Problem to solve>
Each line containing the word "this" must be reported.

[Records with drawing code]
<<<<

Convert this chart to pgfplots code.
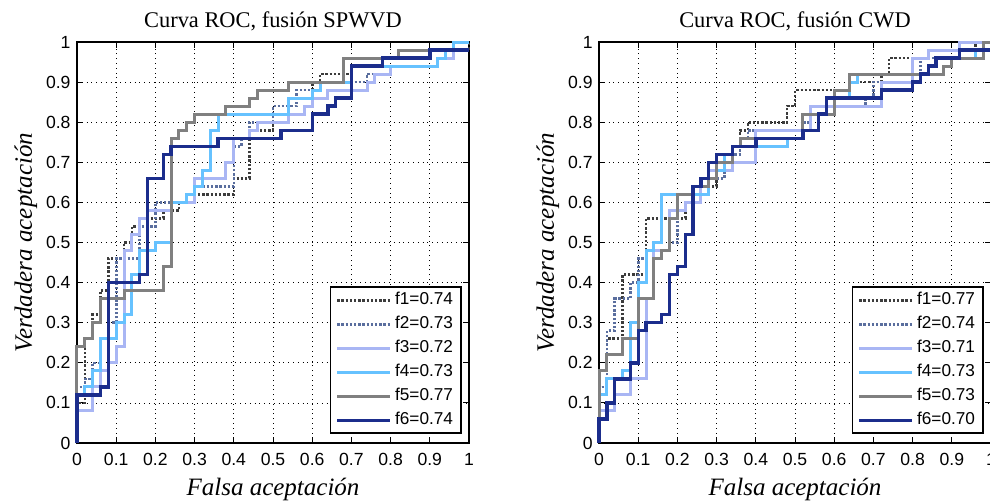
\documentclass[border=0pt]{standalone}
\usepackage{pgfplots}
\pgfplotsset{compat=1.18}
\usepackage{fontspec}
\setmainfont{Liberation Serif}
\setsansfont{Liberation Sans}
\definecolor{cF1}{HTML}{3C3C3C}
\definecolor{cF2}{HTML}{5A6E9E}
\definecolor{cF3}{HTML}{A9B6F4}
\definecolor{cF4}{HTML}{66C2FF}
\definecolor{cF5}{HTML}{808080}
\definecolor{cF6}{HTML}{1B2D8C}
\pgfplotsset{
  sF1/.style={cF1, line width=1.3pt, dash pattern=on 1.2pt off 0.9pt, const plot mark left},
  sF2/.style={cF2, line width=1.3pt, dash pattern=on 1.2pt off 0.9pt, const plot mark left},
  sF3/.style={cF3, line width=1.5pt, const plot mark left},
  sF4/.style={cF4, line width=1.5pt, const plot mark left},
  sF5/.style={cF5, line width=1.5pt, const plot mark left},
  sF6/.style={cF6, line width=1.7pt, const plot mark left},
  rocaxis/.style={
    scale only axis, width=196pt, height=200.5pt,
    xmin=0, xmax=1, ymin=0, ymax=1, clip=false,
    xtick={0,0.1,0.2,0.3,0.4,0.5,0.6,0.7,0.8,0.9,1},
    ytick={0,0.1,0.2,0.3,0.4,0.5,0.6,0.7,0.8,0.9,1},
    grid=major, major grid style={black, dotted, line width=0.4pt},
    tick align=inside, major tick length=3pt,
    tick style={black, line width=0.5pt},
    axis line style={black, line width=0.7pt},
    ticklabel style={font=\sffamily\fontsize{8.8}{10}\selectfont},
    /pgf/number format/assume math mode=true,
    xticklabel style={yshift=-1.5pt},
    yticklabel style={xshift=0.3pt},
    title style={at={(axis description cs:0.5,1.0374)}, anchor=base, yshift=-6pt, font=\fontsize{11.2}{13}\selectfont},
    every axis x label/.style={at={(axis description cs:0.5,-0.1297)}, anchor=base, font=\itshape\fontsize{12.5}{14}\selectfont},
    every axis y label/.style={at={(axis description cs:-0.115,0.5)}, rotate=90, anchor=base, font=\itshape\fontsize{12.5}{14}\selectfont},
    xlabel={Falsa aceptación}, ylabel={Verdadera aceptación},
    legend cell align=left,
    legend image code/.code={\draw[#1] (0pt,0pt) -- (26.5pt,0pt);},
    legend style={at={(axis description cs:1,0)}, anchor=south east, xshift=-3.5pt, yshift=4.5pt,
      draw=black, line width=0.8pt, fill=white,
      font=\sffamily\fontsize{8.6}{10}\selectfont,
      inner xsep=2.5pt, inner ysep=0.5pt, row sep=0pt,
      nodes={inner xsep=1.6pt, inner ysep=0pt, minimum height=12pt}},
  }
}
\begin{document}
\begin{tikzpicture}
\begin{axis}[rocaxis, at={(38.5pt,28.5pt)}, anchor=south west, title={Curva ROC, fusión SPWVD}]
\addplot[sF1] coordinates {(0,0)(0,0.10)(0.02,0.26)(0.04,0.32)(0.06,0.38)(0.08,0.46)(0.12,0.50)(0.14,0.54)(0.16,0.56)(0.22,0.58)(0.26,0.60)(0.30,0.62)(0.40,0.66)(0.44,0.78)(0.50,0.84)(0.56,0.86)(0.60,0.90)(0.62,0.92)(0.70,0.94)(0.92,0.96)(0.94,0.98)(1,1)};
\addplot[sF2] coordinates {(0,0)(0,0.14)(0.02,0.16)(0.04,0.20)(0.06,0.26)(0.08,0.30)(0.10,0.46)(0.16,0.54)(0.20,0.60)(0.30,0.64)(0.40,0.74)(0.42,0.76)(0.44,0.80)(0.50,0.84)(0.56,0.88)(0.62,0.90)(0.74,0.92)(0.80,0.94)(0.92,0.96)(0.96,1.0)(1,1)};
\addplot[sF3] coordinates {(0,0)(0,0.08)(0.04,0.14)(0.06,0.18)(0.08,0.20)(0.10,0.24)(0.12,0.48)(0.14,0.52)(0.16,0.56)(0.18,0.58)(0.24,0.60)(0.30,0.66)(0.38,0.70)(0.40,0.76)(0.44,0.78)(0.46,0.80)(0.54,0.82)(0.58,0.84)(0.60,0.86)(0.64,0.88)(0.74,0.90)(0.76,0.92)(0.80,0.94)(0.92,0.96)(0.96,1.0)(1,1)};
\addplot[sF4] coordinates {(0,0)(0,0.12)(0.02,0.14)(0.04,0.18)(0.06,0.26)(0.10,0.30)(0.12,0.32)(0.14,0.42)(0.16,0.48)(0.20,0.50)(0.24,0.60)(0.28,0.62)(0.30,0.64)(0.32,0.68)(0.34,0.78)(0.36,0.82)(0.54,0.86)(0.60,0.88)(0.62,0.90)(0.70,0.94)(0.92,0.96)(0.94,0.98)(0.96,1.0)(1,1)};
\addplot[sF5] coordinates {(0,0)(0,0.24)(0.02,0.26)(0.04,0.30)(0.06,0.36)(0.12,0.38)(0.22,0.44)(0.24,0.76)(0.26,0.78)(0.28,0.80)(0.30,0.82)(0.38,0.84)(0.44,0.86)(0.46,0.88)(0.54,0.90)(0.68,0.96)(0.82,0.98)(1,0.98)};
\addplot[sF6] coordinates {(0,0)(0,0.12)(0.06,0.14)(0.08,0.40)(0.16,0.42)(0.18,0.66)(0.22,0.72)(0.24,0.74)(0.36,0.76)(0.52,0.78)(0.60,0.82)(0.64,0.84)(0.66,0.86)(0.70,0.94)(0.78,0.96)(0.90,0.98)(1,0.98)};
\legend{f1=0.74,f2=0.73,f3=0.72,f4=0.73,f5=0.77,f6=0.74}
\end{axis}
\begin{axis}[rocaxis, at={(299.5pt,28.5pt)}, anchor=south west, title={Curva ROC, fusión CWD}]
\addplot[sF1] coordinates {(0,0)(0,0.14)(0.02,0.26)(0.06,0.42)(0.12,0.56)(0.22,0.60)(0.24,0.62)(0.28,0.64)(0.30,0.68)(0.34,0.72)(0.36,0.78)(0.38,0.80)(0.48,0.84)(0.50,0.88)(0.64,0.90)(0.72,0.92)(0.74,0.96)(0.92,0.98)(0.96,1.0)(1,1)};
\addplot[sF2] coordinates {(0,0)(0,0.14)(0.02,0.28)(0.04,0.36)(0.08,0.40)(0.10,0.46)(0.12,0.48)(0.18,0.50)(0.20,0.58)(0.22,0.60)(0.26,0.62)(0.28,0.66)(0.32,0.70)(0.34,0.72)(0.36,0.76)(0.38,0.78)(0.52,0.80)(0.54,0.84)(0.68,0.86)(0.70,0.90)(0.80,0.92)(0.82,0.96)(0.92,1.0)(1,1)};
\addplot[sF3] coordinates {(0,0)(0,0.08)(0.04,0.12)(0.08,0.16)(0.12,0.36)(0.14,0.48)(0.18,0.58)(0.22,0.60)(0.26,0.66)(0.28,0.68)(0.34,0.70)(0.40,0.78)(0.54,0.84)(0.72,0.90)(0.80,0.96)(0.84,0.98)(0.92,1.0)(1,1)};
\addplot[sF4] coordinates {(0,0)(0,0.12)(0.02,0.16)(0.06,0.18)(0.08,0.30)(0.10,0.40)(0.12,0.48)(0.14,0.50)(0.16,0.62)(0.26,0.62)(0.28,0.66)(0.30,0.68)(0.32,0.72)(0.34,0.74)(0.48,0.76)(0.52,0.78)(0.56,0.82)(0.60,0.86)(0.64,0.90)(0.66,0.92)(0.84,0.94)(0.86,0.96)(0.96,0.98)(1,1)};
\addplot[sF5] coordinates {(0,0)(0,0.18)(0.02,0.22)(0.06,0.26)(0.10,0.36)(0.14,0.46)(0.16,0.48)(0.18,0.56)(0.20,0.62)(0.24,0.64)(0.28,0.66)(0.30,0.70)(0.34,0.74)(0.36,0.76)(0.52,0.82)(0.60,0.88)(0.64,0.92)(0.88,0.94)(0.90,0.96)(0.98,1.0)(1,1)};
\addplot[sF6] coordinates {(0,0)(0,0.06)(0.02,0.10)(0.04,0.16)(0.08,0.20)(0.10,0.28)(0.12,0.30)(0.16,0.32)(0.18,0.42)(0.20,0.44)(0.22,0.52)(0.24,0.64)(0.26,0.66)(0.28,0.70)(0.30,0.72)(0.34,0.74)(0.40,0.76)(0.52,0.78)(0.56,0.82)(0.58,0.86)(0.72,0.88)(0.80,0.90)(0.82,0.92)(0.84,0.94)(0.86,0.96)(0.92,0.98)(1,0.98)};
\legend{f1=0.77,f2=0.74,f3=0.71,f4=0.73,f5=0.73,f6=0.70}
\end{axis}
\pgfresetboundingbox
\useasboundingbox (0,0) rectangle (495pt,250pt);
\end{tikzpicture}
\end{document}
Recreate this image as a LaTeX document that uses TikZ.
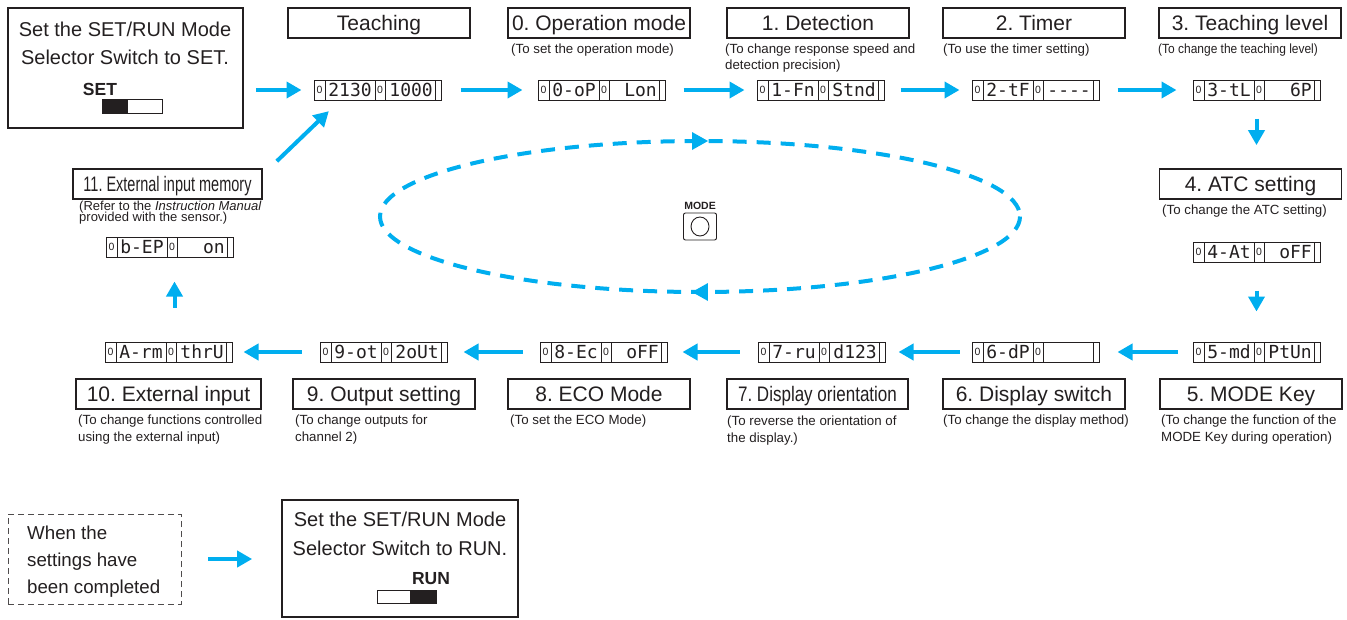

>>>>

Reply>
Convert this chart to pgfplots code.
Recreate this image as a LaTeX document that uses TikZ.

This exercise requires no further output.